For the following two years, Marisa supported the senior American attorney for Gibson, Dunn & Crutcher LLP in Saudi Arabia.
“To call it a learning experience would be an understatement,” Marisa says. “It totally pulled me out of my comfort zone, which I think is something every lawyer should experience.”
Moving on up
Following an 18-month stint at Troutman Sanders LLP in Washington, D.C., Marisa moved in-house at the invitation of her former boss from Saudi Arabia, who had recently moved in-house with Hughes Network Systems. Marisa became Hughes’ senior director of international contracts and legal affairs in 2000.
In 2004, Marisa made her second international sojourn, this time to Copenhagen, Denmark, where she and her colleagues at the Danish law firm of Plesner Svane Gronborg represented the newly privatized Danish national energy company then preparing for an IPO. A four-year hiatus soon followed, during which Marisa returned stateside to devote herself to the full-time care of her growing young family (Marisa and her husband have four children).
After returning to the law at the helm of her own firm for two years, Marisa reentered corporate law in 2013 as legal director for the U.S. subsidiary of Australian-based transportation infrastructure company Transurban. From 2016 to 2018, she held a pair of concurrent titles: director of contracts and legal for Human Domain Solutions, and staff attorney for commercial transactions firm Axiom.

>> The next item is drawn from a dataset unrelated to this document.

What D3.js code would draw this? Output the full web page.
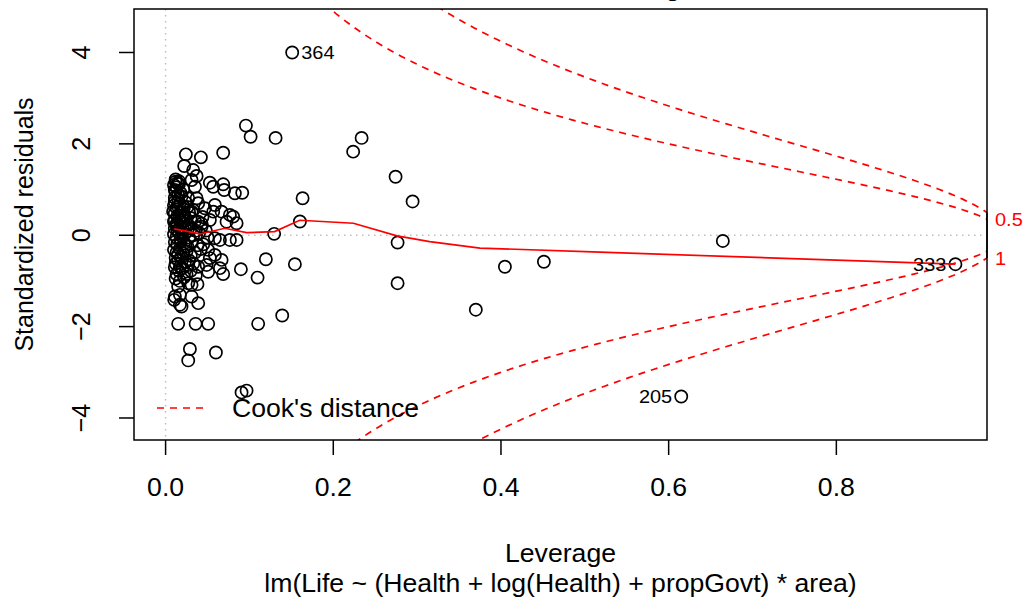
<!DOCTYPE html>
<html>
<head>
<meta charset="utf-8">
<script src="https://cdn.jsdelivr.net/npm/d3@7"></script>
<style>
  html, body { margin: 0; padding: 0; background: #fff; }
  svg { display: block; font-family: "Liberation Sans", Arial, Helvetica, sans-serif; }
</style>
</head>
<body>
<div id="chart"></div>
<script>
// leverage (hat values) and standardized residuals of the fitted model
const leverage = [
  0.151, 0.615, 0.942, 0.0958, 0.1014, 0.1312, 0.2237, 0.2338, 0.2743, 0.2946,
  0.1634, 0.1602, 0.1295, 0.2767, 0.2767, 0.370, 0.4047, 0.4512, 0.6646, 0.1196,
  0.1542, 0.0898, 0.1097, 0.1391, 0.1104, 0.0508, 0.0358, 0.015, 0.029, 0.027,
  0.060, 0.0906, 0.0966,
  0.0687, 0.0242, 0.0421, 0.0222, 0.0329, 0.037, 0.0528, 0.0568, 0.0687, 0.0699,
  0.0826, 0.0914, 0.031, 0.035, 0.0469, 0.0588, 0.0568, 0.0668, 0.0767, 0.0806,
  0.0727, 0.0528, 0.0847, 0.0389, 0.0429, 0.027, 0.037, 0.0389, 0.031, 0.023,
  0.027, 0.0648, 0.0767, 0.0847, 0.0588, 0.0508, 0.0588, 0.0528, 0.0668, 0.0489,
  0.0648, 0.0508, 0.0687, 0.0131, 0.0171, 0.027, 0.0389, 0.031, 0.038, 0.0111,
  0.0171, 0.031, 0.0171, 0.0389, 0.0103, 0.019, 0.012, 0.0143, 0.011, 0.015,
  0.011, 0.015, 0.009, 0.011,
  0.010, 0.013, 0.016, 0.012, 0.018, 0.021, 0.011, 0.015, 0.019, 0.024,
  0.010, 0.013, 0.017, 0.021, 0.026, 0.011, 0.014, 0.018, 0.022, 0.028,
  0.033, 0.010, 0.013, 0.016, 0.020, 0.024, 0.030, 0.035, 0.011, 0.014,
  0.017, 0.021, 0.025, 0.030, 0.036, 0.010, 0.013, 0.016, 0.019, 0.023,
  0.028, 0.033, 0.040, 0.011, 0.014, 0.018, 0.022, 0.026, 0.031, 0.038,
  0.010, 0.013, 0.017, 0.021, 0.025, 0.030, 0.035, 0.042, 0.012, 0.015,
  0.019, 0.023, 0.028, 0.033, 0.011, 0.016, 0.020, 0.025, 0.030, 0.036,
  0.012, 0.017, 0.022, 0.027, 0.014, 0.019, 0.015, 0.045, 0.048, 0.044,
  0.050, 0.043, 0.012, 0.016, 0.013, 0.018, 0.022, 0.012, 0.015, 0.020
];
const stdres = [
  4.00, -3.53, -0.634, 2.40, 2.155, 2.13, 1.83, 2.13, 1.28, 0.74,
  0.81, 0.30, 0.03, -0.16, -1.05, -1.63, -0.69, -0.58, -0.125, -0.525,
  -0.634, -0.743, -0.927, -1.757, -1.939, -1.939, -1.939, -1.939, -2.49, -2.74,
  -2.566, -3.44, -3.40,
  1.805, 1.77, 1.705, 1.515, 1.427, 1.296, 1.15, 1.062, 1.115, 0.99,
  0.918, 0.93, 1.209, 1.062, 0.59, 0.662, 0.516, 0.516, 0.444, 0.407,
  0.297, 0.334, 0.262, 0.297, 0.188, 0.809, 0.809, 0.70, 0.516, 0.407,
  0.225, -0.103, -0.103, -0.103, -0.066, -0.32, -0.43, -0.50, -0.54, -0.65,
  -0.72, -0.80, -0.85, -0.85, -0.69, -0.65, -0.69, -1.086, -1.071, -1.342,
  -1.305, -1.342, -1.52, -1.486, -1.414, -1.56, 1.17, 1.137, 0.99, 0.88,
  0.734, 0.625, 0.516, 0.334,
  1.10, 1.05, 1.12, 0.95, 0.92, 1.00, 0.82, 0.78, 0.85, 0.72,
  0.65, 0.60, 0.68, 0.58, 0.62, 0.48, 0.42, 0.50, 0.45, 0.50,
  0.55, 0.30, 0.25, 0.35, 0.28, 0.32, 0.38, 0.30, 0.15, 0.10,
  0.18, 0.12, 0.20, 0.15, 0.10, 0.02, -0.05, 0.05, -0.02, 0.03,
  -0.05, 0.00, 0.05, -0.15, -0.20, -0.12, -0.18, -0.25, -0.15, -0.22,
  -0.32, -0.38, -0.30, -0.40, -0.35, -0.45, -0.38, -0.30, -0.50, -0.55,
  -0.48, -0.60, -0.55, -0.62, -0.70, -0.78, -0.72, -0.85, -0.78, -0.88,
  -0.95, -1.00, -0.92, -1.05, 0.20, 0.40, -0.42, -0.20, 0.10, 0.40,
  -0.05, 0.25, 1.22, 1.18, 0.22, -0.08, 0.62, -0.62, -1.12, 0.05
];
// observations flagged by Cook's distance: index into the arrays above
const flaggedIdx = [0, 1, 2];
const flaggedLabel = ["364", "205", "333"];

// smoother through the points (panel.smooth)
const smoothX = [0.0103, 0.041, 0.0707, 0.0966, 0.130, 0.160, 0.224, 0.276, 0.315, 0.375, 0.518, 0.942];
const smoothY = [0.138, 0.028, 0.153, 0.057, 0.079, 0.328, 0.262, -0.015, -0.14, -0.28, -0.37, -0.634];

const cookLevels = [0.5, 1];
const nParams = 12;

const xTicks = [0, 0.2, 0.4, 0.6, 0.8];
const xTickLabels = ["0.0", "0.2", "0.4", "0.6", "0.8"];
const yTicks = [-4, -2, 0, 2, 4];
const yTickLabels = ["\u22124", "\u22122", "0", "2", "4"];

const title = "Residuals vs Leverage";
const xLabel = "Leverage";
const yLabel = "Standardized residuals";
const subCaption = "lm(Life ~ (Health + log(Health) + propGovt) * area)";

const W = 1026, H = 602;
const box = { left: 134, right: 987, top: 9, bottom: 440 };
const fs = 25;          // base font size
const fsSmall = 18.75;  // cex = 0.75
const sx = 1.065;       // glyphs run a little wide horizontally

// R style range extension
function extend(lo, hi, f) { const d = (hi - lo) * f; return [lo - d, hi + d]; }

const xlim = [0, d3.max(leverage)];
const ylim = extend(d3.min(stdres), d3.max(stdres), 0.08);

const x = d3.scaleLinear().domain(extend(xlim[0], xlim[1], 0.04)).range([box.left, box.right]);
const y = d3.scaleLinear().domain(extend(ylim[0], ylim[1], 0.04)).range([box.bottom, box.top]);

const svg = d3.select("#chart").append("svg")
    .attr("width", W)
    .attr("height", H)
    .attr("viewBox", [0, 0, W, H]);

// text helper: place at (px, py), optionally rotated
function label(px, py, str, opts = {}) {
  const rot = opts.rotate ? ` rotate(${opts.rotate})` : "";
  return svg.append("text")
      .attr("transform", `translate(${px},${py}) scale(${sx},1)${rot}`)
      .attr("text-anchor", opts.anchor || "middle")
      .attr("dy", opts.dy || null)
      .attr("font-size", opts.size || fs)
      .attr("fill", opts.fill || "#000")
      .text(str);
}

svg.append("defs").append("clipPath").attr("id", "plotclip")
  .append("rect")
    .attr("x", box.left).attr("y", box.top)
    .attr("width", box.right - box.left).attr("height", box.bottom - box.top);

const plot = svg.append("g").attr("clip-path", "url(#plotclip)");

// reference lines at zero
plot.append("line")
    .attr("x1", box.left).attr("x2", box.right)
    .attr("y1", y(0)).attr("y2", y(0))
    .attr("stroke", "#bebebe").attr("stroke-width", 1.5).attr("stroke-dasharray", "1.5,4.5");
plot.append("line")
    .attr("x1", x(0)).attr("x2", x(0))
    .attr("y1", box.top).attr("y2", box.bottom)
    .attr("stroke", "#bebebe").attr("stroke-width", 1.5).attr("stroke-dasharray", "1.5,4.5");

// points
plot.append("g")
  .selectAll("circle")
  .data(leverage.map((d, i) => [d, stdres[i]]))
  .join("circle")
    .attr("cx", d => x(d[0]))
    .attr("cy", d => y(d[1]))
    .attr("r", 6.1)
    .attr("fill", "none")
    .attr("stroke", "#000")
    .attr("stroke-width", 1.7);

// smoother
const line = d3.line().x(d => x(d[0])).y(d => y(d[1]));
plot.append("path")
    .datum(smoothX.map((d, i) => [d, smoothY[i]]))
    .attr("d", line)
    .attr("fill", "none")
    .attr("stroke", "#ff0000")
    .attr("stroke-width", 1.7);

// Cook's distance contours
const usr = x.domain();
const h0 = Math.min(d3.min(leverage), d3.max(leverage) / 100);
const hh = d3.range(101).map(i => h0 + (usr[1] - h0) * i / 100);
cookLevels.forEach(crit => {
  const cl = hh.map(h => [h, Math.sqrt(crit * nParams * (1 - h) / h)]);
  [1, -1].forEach(s => {
    plot.append("path")
        .datum(cl.map(d => [d[0], s * d[1]]))
        .attr("d", line)
        .attr("fill", "none")
        .attr("stroke", "#ff0000")
        .attr("stroke-width", 1.7)
        .attr("stroke-dasharray", "7,6");
  });
});

// box
svg.append("rect")
    .attr("x", box.left).attr("y", box.top)
    .attr("width", box.right - box.left).attr("height", box.bottom - box.top)
    .attr("fill", "none").attr("stroke", "#000").attr("stroke-width", 1.5);

// x axis
svg.append("g").selectAll("line").data(xTicks).join("line")
    .attr("x1", d => x(d)).attr("x2", d => x(d))
    .attr("y1", box.bottom).attr("y2", box.bottom + 15)
    .attr("stroke", "#000").attr("stroke-width", 1.5);
xTicks.forEach((d, i) => label(x(d), box.bottom + 56, xTickLabels[i]));

// y axis
svg.append("g").selectAll("line").data(yTicks).join("line")
    .attr("x1", box.left - 15).attr("x2", box.left)
    .attr("y1", d => y(d)).attr("y2", d => y(d))
    .attr("stroke", "#000").attr("stroke-width", 1.5);
yTicks.forEach((d, i) => label(box.left - 44, y(d), yTickLabels[i], { rotate: -90 }));

// Cook's distance levels on the right margin, skipping overlapping labels like R does
const xmax = Math.min(0.99, usr[1]);
const ymult = Math.sqrt(nParams * (1 - xmax) / xmax);
const aty = cookLevels.map(c => Math.sqrt(c) * ymult);
const rightAt = aty.map(a => -a).reverse().concat(aty);
const rightLab = cookLevels.slice().reverse().concat(cookLevels).map(String);
let lastY = null;
rightAt.forEach((v, i) => {
  const py = y(v);
  if (lastY !== null && Math.abs(py - lastY) < fsSmall * 0.9) return;
  lastY = py;
  label(box.right + 8, py, rightLab[i], { anchor: "start", dy: "0.36em", size: fsSmall, fill: "#ff0000" });
});
svg.append("line")
    .attr("x1", box.right).attr("x2", box.right)
    .attr("y1", y(rightAt[rightAt.length - 1])).attr("y2", y(rightAt[0]))
    .attr("stroke", "#000").attr("stroke-width", 1.5);

// labels of flagged observations
const mid = (d3.min(leverage) + d3.max(leverage)) / 2;
flaggedIdx.forEach((k, i) => {
  const right = leverage[k] <= mid;
  label(x(leverage[k]) + (right ? 9 : -9), y(stdres[k]), flaggedLabel[i],
        { anchor: right ? "start" : "end", dy: "0.36em", size: fsSmall });
});

// legend
svg.append("line")
    .attr("x1", box.left + 23).attr("x2", box.left + 72)
    .attr("y1", box.bottom - 32).attr("y2", box.bottom - 32)
    .attr("stroke", "#ff0000").attr("stroke-width", 1.7)
    .attr("stroke-dasharray", "7,6");
label(box.left + 98, box.bottom - 32, "Cook's distance", { anchor: "start", dy: "0.36em" });

// titles
const cx = (box.left + box.right) / 2;
label(cx, box.top - 13, title);
label(cx, box.bottom + 122, xLabel);
label(cx, box.bottom + 152, subCaption);
label(box.left - 101, (box.top + box.bottom) / 2, yLabel, { rotate: -90 });
</script>
</body>
</html>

By 2017, Marisa was providing external legal advice to OVHcloud, which had just begun the process of opening a U.S. office. Before long, she was the company’s general counsel, with the principal task of building the legal function of OVHcloud U.S. from the foundation up.
The legal keystones now in place, Marisa is focused on adding more layers to the building itself.
“There’s a real startup feel here, which is part of what makes the job so exciting,” Marisa says. “You’re watching this thing grow up before your eyes.”
But, like raising any newborn, consistent sleep can’t come soon enough.